Jesus began to teach

Beside the sea.

A very large crowd

Gathered about him.

Thus,

He got into a boat

On the sea.

He sat there.

The whole crowd

Was beside the sea

On the land.”

 

Καὶ πάλιν ἤρξατο διδάσκειν παρὰ τὴν θάλασσαν. καὶ συνάγεται πρὸς αὐτὸν ὄχλος πλεῖστος, ὥστε αὐτὸν εἰς πλοῖον ἐμβάντα καθῆσθαι ἐν τῇ θαλάσσῃ, καὶ πᾶς ὁ ὄχλος πρὸς τὴν θάλασσαν ἐπὶ τῆς γῆς ἦσαν.

 

A similar statement can be found in Matthew, chapter 13:1, and Luke, chapter 8:4.  However, Luke does not indicate where he was, except that there was a large crowd.  Mark indicated that Jesus began to teach (Καὶ πάλιν ἤρξατο διδάσκειν) beside the Sea of Galilee (παρὰ τὴν θάλασσαν).  A great crowd gathered or assembled around him (καὶ συνάγεται πρὸς αὐτὸν ὄχλος πλεῖστος), so that Jesus entered or got into a boat (ὥστε αὐτὸν εἰς πλοῖον ἐμβάντα).  He then sat there in the boat (καθῆσθαι) that was in the sea (ἐν τῇ θαλάσσῃ), while the whole crowd was on the beach shore land near the sea (καὶ πᾶς ὁ ὄχλος πρὸς τὴν θάλασσαν ἐπὶ τῆς γῆς ἦσαν).  Sitting was the normal way that teachers taught.

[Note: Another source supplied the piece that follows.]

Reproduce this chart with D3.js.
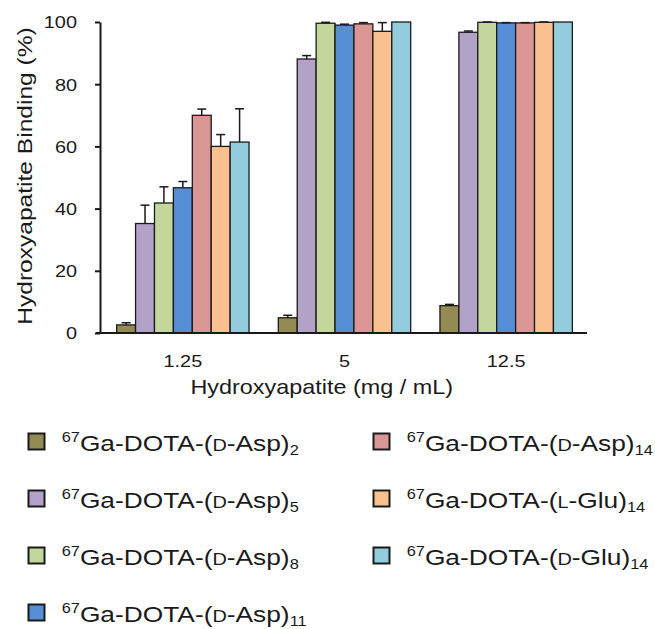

Jesus replies about his family (Mk 3:33-3:35)

“Jesus replied.

‘Who is my mother?

Who are my brothers?’

Looking at those

Who were sitting

Around him

In a circle,

He said.

‘Here is my mother!

Here are my brothers!

Whoever does

The will of God

Is my brother,

Is my sister,

And is my mother.’”

 

καὶ ἀποκριθεὶς αὐτοῖς λέγει Τίς ἐστιν ἡ μήτηρ μου καὶ οἱ ἀδελφοί;

καὶ περιβλεψάμενος τοὺς περὶ αὐτὸν κύκλῳ καθημένους λέγει Ἴδε ἡ μήτηρ μου καὶ οἱ ἀδελφοί μου.

ὃς ἂν ποιήσῃ τὸ θέλημα τοῦ Θεοῦ, οὗτος ἀδελφός μου καὶ ἀδελφὴ καὶ μήτηρ ἐστίν.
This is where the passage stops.